1. Field
The present embodiments generally relate to systems and methods for adjusting the activity or selectivity of a catalyst. More particularly, embodiments of the present invention relate to systems and methods for selectively adjusting the activity or selectivity of a catalyst for hydrocarbon processing through an in-situ addition of one or more doping agents during regeneration of the catalyst.
2. Description of the Related Art
Hydrocarbon cracking is a method where under controlled temperature, pressure, and reaction conditions, one or more carbon-carbon bonds in a heavy molecular weight hydrocarbon can be broken (or “cracked”) to form two or more lower molecular weight hydrocarbons or rearranged, with or without hydrogen transfer, to different molecules, including olefinic and aromatic compounds. Generally temperature, pressure and residence time within the cracker are adjusted to favor the production of desirable compounds. In fluidized catalytic crackers (“FCC”), a catalyst is employed to increase the yield of preferred lower molecular weight hydrocarbons, and to compensate for variations in hydrocarbon feedstock composition. Various additives or doping agents can be added to the catalyst to provide a doped catalyst where high performance or highly selective catalysts are desired.

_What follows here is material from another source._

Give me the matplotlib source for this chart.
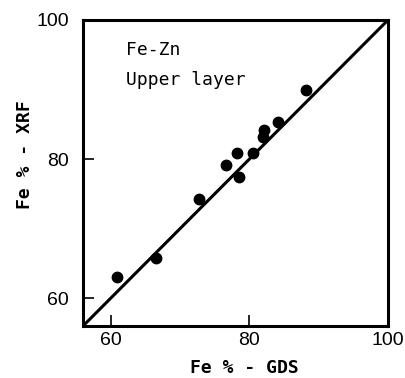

Traditional production of doped FCC catalysts involves a multi-step process where the catalyst and the doping agent are uniformly dispersed within a solution. Heat is often applied to the solution to precipitate the catalyst. While a uniform, highly porous catalyst can thus be produced, the doping agent is dispersed more-or-less uniformly throughout the catalyst particle. Alternatively, the solid catalyst is dispersed in a solution containing the doping agent and dried. Since cracking occurs only on the exposed surfaces of the catalyst particle (hence the desirability of a highly porous catalyst), doping agent embedded deep within the catalyst matrix is unavailable to the cracking process. Where the supply of doping agent is limited, or where the doping agents are expensive or environmentally sensitive, the quantity of doping agent “lost” within the catalyst matrix may limit the overall availability of catalyst, may dramatically increase the cost of fresh catalyst, or may dramatically increase the cost of disposal for spent catalyst.
Where the composition of an incoming hydrocarbon feedstock is highly variable, it may be desirable to adjust the doping agent type or concentration to maintain a consistent finished product. With a traditional catalyst, since the doping agent remains embedded within the catalyst matrix, changing catalysts and/or doping agents in response to feedstock variations often requires complete replacement of the catalyst charge in the system. Such replacements are inefficient and costly, particularly as the variability of hydrocarbon feedstocks increases due to the frequent sourcing from multiple production regions scattered across wide geographic areas.
Given increasing reliance on the cracking of marginal quality crude oil feedstocks having highly variable compositions, there is a need therefore, for a method and process for rapidly adjusting the quantity or composition of doping agents used in FCC catalysts.